Three strikes and you’re out. Out floating the Kings River, that is, after getting flooded out twice.
Rain poured a day before the first try. Yet the two determined river rats figured the stream would drop enough overnight for a float-fishing trip. Arriving at the access, they found Kings still running high and muddy. Strike one.
A second attempt the next week never left home plate. All-night rain flooded the river again. Strike two.
There was no strike three on a mild, sunny June 13. The floaters found the Kings River at a perfect level. A lazy drift down its ultra-clear water would be a joy on this ultra-bright day, fish or no fish.
“As far as fishing goes, this is my favorite. Floating down an Ozark stream,” Russ Tonkinson of Rogers mused, lobbing a tube bait into the transparent flow. “Something Arkansas really has going for it is our streams.”
Perfect day, perfect conditions, and now Tonkinson had the day’s first fish, a feisty 10-inch smallmouth bass. Close to the boat, the fish let loose a mighty shake that showered Tonkinson in spray.
“Even the little ones fight! Don’t you love it?”
If Friday the 13th brings bad luck, Thursday the 13th brought good luck in the catching department, and on a new lure to boot.
Tonkinson uses swim baits at Beaver Lake, but he’d never given them a whirl on a stream. Time to experiment.
Swim baits are like a single-tailed grub, only with a paddle-like tail that gives it a swimming action. The day’s biggest smallmouth chomped down on Tonkinson’s 3-inch swim bait like it was the fish’s last meal. The 16-inch bronze beauty was a trophy the angler gently slipped back into its lair.

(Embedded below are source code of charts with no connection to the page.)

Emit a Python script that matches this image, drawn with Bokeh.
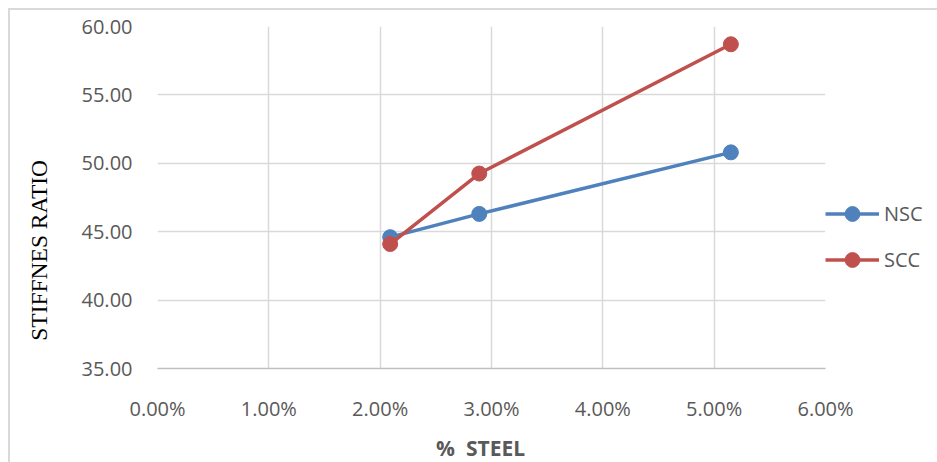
from bokeh.plotting import figure
from bokeh.models import NumeralTickFormatter, FixedTicker, Range1d, Legend, LegendItem, Spacer
from bokeh.layouts import column, row
from bokeh.embed import file_html
from bokeh.resources import INLINE

# data
steel = [0.0209, 0.0289, 0.0515]
nsc = [44.6, 46.3, 50.8]
scc = [44.1, 49.25, 58.7]
x_ticks = [0.0, 0.01, 0.02, 0.03, 0.04, 0.05, 0.06]
y_ticks = [35, 40, 45, 50, 55, 60]

BLUE = "#4F81BD"
RED = "#C0504D"
GRID = "#D9D9D9"
TXT = "#595959"
NB = "\u00a0"

p = figure(frame_width=666, frame_height=340, output_backend="svg", toolbar_location=None,
           x_range=Range1d(0, 0.06), y_range=Range1d(35, 60),
           min_border_left=147, min_border_right=104, min_border_top=16,
           min_border_bottom=84)
p.styles = {"border-top": "2px solid #D9D9D9", "border-left": "2px solid #D9D9D9"}
p.outline_line_color = None
p.background_fill_color = "white"
p.border_fill_color = "white"

r1 = p.line(steel, nsc, line_color=BLUE, line_width=3.5)
s1 = p.scatter(steel, nsc, size=15, fill_color=BLUE, line_color=BLUE)
r2 = p.line(steel, scc, line_color=RED, line_width=3.5)
s2 = p.scatter(steel, scc, size=15, fill_color=RED, line_color=RED)

p.xaxis.ticker = FixedTicker(ticks=x_ticks)
p.yaxis.ticker = FixedTicker(ticks=y_ticks)
p.xaxis.formatter = NumeralTickFormatter(format="0.00%")
p.yaxis.formatter = NumeralTickFormatter(format="0.00")

for ax in (p.xaxis[0], p.yaxis[0]):
    ax.major_tick_line_color = None
    ax.minor_tick_line_color = None
    ax.major_tick_out = 0
    ax.major_tick_in = 0
    ax.minor_tick_out = 0
    ax.minor_tick_in = 0
    ax.major_label_text_font = "Open Sans"
    ax.major_label_text_font_size = "20px"
    ax.major_label_text_color = TXT
    ax.axis_label_text_font_style = "normal"

p.yaxis.axis_line_color = None
p.xaxis.axis_line_color = "#BFBFBF"
p.xaxis.axis_line_width = 1.5
p.yaxis.major_label_standoff = 25
p.xaxis.major_label_standoff = 26

p.yaxis.axis_label = "STIFFNES RATIO" + NB * 18
p.yaxis.axis_label_text_font = "Liberation Serif"
p.yaxis.axis_label_text_font_size = "23.5px"
p.yaxis.axis_label_text_color = "black"
p.yaxis.axis_label_standoff = 27

p.xaxis.axis_label = "%" + NB * 2 + "STEEL" + NB * 4
p.xaxis.axis_label_text_font = "Open Sans"
p.xaxis.axis_label_text_font_size = "21px"
p.xaxis.axis_label_text_font_style = "bold"
p.xaxis.axis_label_text_color = TXT
p.xaxis.axis_label_standoff = 9

p.xgrid.grid_line_color = GRID
p.ygrid.grid_line_color = GRID
p.xgrid.grid_line_width = 1.5
p.ygrid.grid_line_width = 1.5

legend = Legend(items=[LegendItem(label="NSC", renderers=[r1, s1]),
                       LegendItem(label="SCC", renderers=[r2, s2])],
                location="top_left")
legend.title = NB
legend.title_text_font_size = "1px"
legend.title_standoff = 168
legend.glyph_width = 54
legend.glyph_height = 37
legend.label_height = 37
legend.spacing = 9
legend.padding = 2
legend.margin = 0
legend.label_standoff = 5
legend.label_text_font = "Open Sans"
legend.label_text_font_size = "20px"
legend.label_text_color = TXT
legend.border_line_color = None
legend.background_fill_alpha = 0
p.add_layout(legend, "right")

page = column(Spacer(height=8), row(Spacer(width=8), p))
open("out.html", "w").write(file_html(page, INLINE))
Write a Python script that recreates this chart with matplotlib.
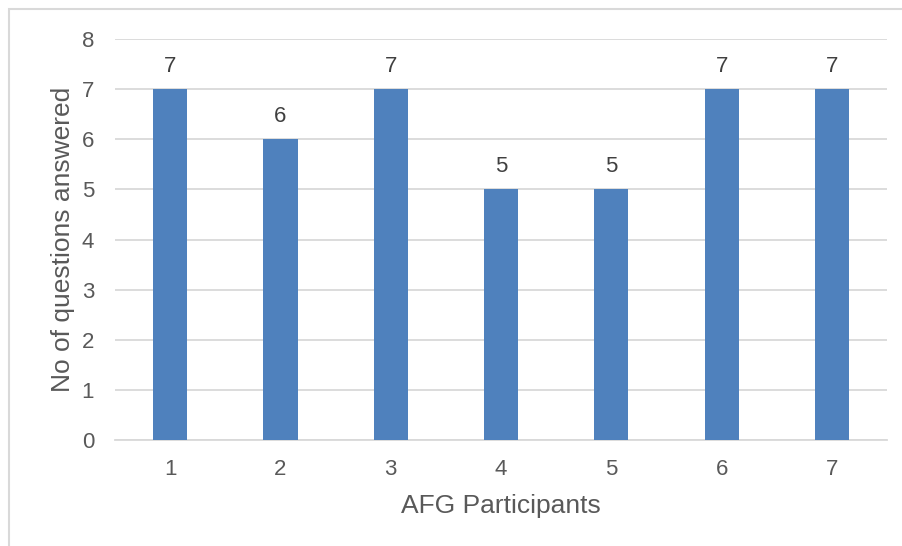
import matplotlib
matplotlib.use('Agg')
import matplotlib.pyplot as plt
from matplotlib.patches import Rectangle

participants = ['1', '2', '3', '4', '5', '6', '7']
answered = [7, 6, 7, 5, 5, 7, 7]
yticks = [0, 1, 2, 3, 4, 5, 6, 7, 8]

plt.rcParams['font.family'] = ['Liberation Sans', 'DejaVu Sans']
text_color = '#595959'
grid_color = '#D9D9D9'
bar_color = '#4F81BD'

fig = plt.figure(figsize=(9.03, 5.46), dpi=100)
ax = fig.add_axes([0.1274, 0.1941, 0.8549, 0.7345])

x = range(len(participants))
bars = ax.bar(x, answered, width=0.31, color=bar_color, zorder=3)
for rect, v in zip(bars, answered):
    ax.annotate(str(v), (rect.get_x() + rect.get_width() / 2, v),
                xytext=(0, 9), textcoords='offset points',
                ha='center', va='bottom', fontsize=16, color='#404040')

ax.set_xlim(-0.5, len(participants) - 0.5)
ax.set_ylim(0, 8)
ax.set_yticks(yticks)
ax.set_xticks(list(x))
ax.set_xticklabels(participants)
ax.yaxis.grid(True, color=grid_color, linewidth=1.3, zorder=0)
ax.set_axisbelow(True)
for s in ['top', 'right', 'left']:
    ax.spines[s].set_visible(False)
ax.spines['bottom'].set_color(grid_color)
ax.spines['bottom'].set_linewidth(1.3)
ax.tick_params(axis='both', length=0, labelsize=16, labelcolor=text_color)
ax.tick_params(axis='x', pad=14)
ax.tick_params(axis='y', pad=15)

ax.set_xlabel('AFG Participants', fontsize=19, color=text_color, labelpad=10)
ax.set_ylabel('No of questions answered', fontsize=19, color=text_color, labelpad=5)

# outer chart frame
fig.patches.append(Rectangle((9 / 903, -0.1), 1.1, 1 - 9 / 546 + 0.1,
                             transform=fig.transFigure, fill=False,
                             edgecolor=grid_color, linewidth=1.5))

fig.savefig('out.png', dpi=100)
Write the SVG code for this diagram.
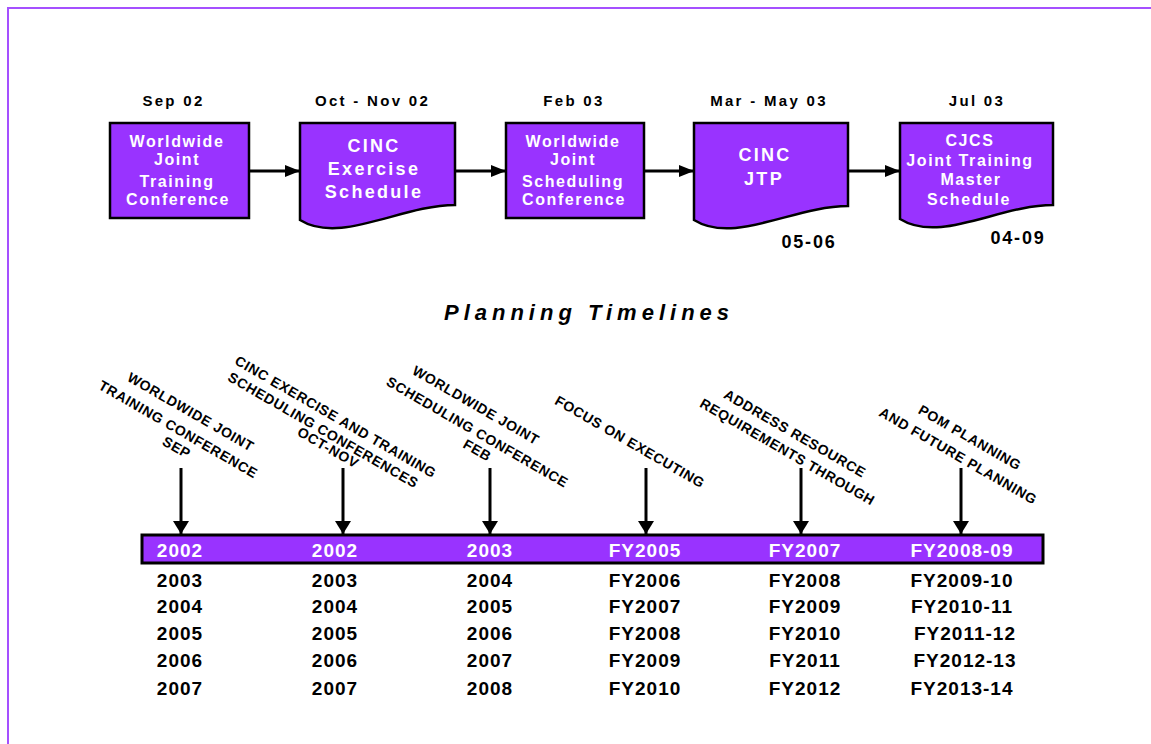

A 30-fish day of catch and release action floats anybody’s boat. Yet fish aren’t the attraction for most people who float the Kings River. Results of an Arkansas Game and Fish Commission survey of paddlers shows that’s so.
The survey started in March and will run through August, said Jon Stein, a regional fisheries biologist with Game and Fish. Stein and other agency employees are talking to paddlers as they take out after floating.
Findings reveal that most people aren’t fishing. They’re simply floating and enjoying the river.
Stein worked the busy Sunday of Memorial Day weekend. He said 255 people came off the river. Sixteen percent, about 40, were fishing. None of them kept any smallmouth bass.
Few are kept partly because regulations are so strict on Kings River smallmouths. On most of the stream, the daily limit is two smallmouth bass that must be 14 inches or longer. From Trigger Gap to the J.D. Fletcher U.S. 62 access, the daily limit is one smallmouth bass that must be 18 inches or longer.
“So far we’ve done 137 interviews of 300 anglers (one interview may involve one or more anglers) in four months over 47 interview days. Only four smallmouth bass have been kept, and that was some fishermen from Louisiana renting a cabin and trying to get some fish for a fish fry,” Stein said.
He noted that some smallmouths die from being handled or from natural causes.
The popularity of kayaks has increased traffic on Ozark streams like the Kings. People see that and think the stream is being over fished. That’s just not the case, Stein said. Most are just floating.
“If the harvest was high, we might tweak the regulations, but it’s not,” he noted.
Most fishermen interviewed were satisfied with their trip, Stein said. If smallmouth fishing doesn’t seem as good as it once was, it’s because of deteriorating habitat, Stein continued. Tons of silt wash into the Kings during floods when dirt banks erode. Some stretches of river have become wider, more shallow and filled in with gravel over the years.
Major bank stabilization projects are needed to improve smallmouth bass habitat and improve fishing, the biologist said.
One leading bank improvement project was done by The Nature Conservancy at its Kings River Preserve in Carroll County. Bank stabilization and reforestation were involved.
A surprise to anglers may be that some of the biggest Kings River smallmouth bass are caught in March, not May or June. Stein said one angler caught an 18-inch smallmouth bass while he was being interviewed at the U.S. 62 access. He caught and released the fish where Osage Creek flows into the Kings.
Float Kings River
Most floating takes place on 65 miles of the Kings River between Marble Access, east of Alabam, downstream to Romp Hole access where the river empties into Table Rock Lake. Numerous day floats are available in those 65 miles.
Floaters can expect forested banks, bluffs and clear water. The river is Class I and suitable for beginners.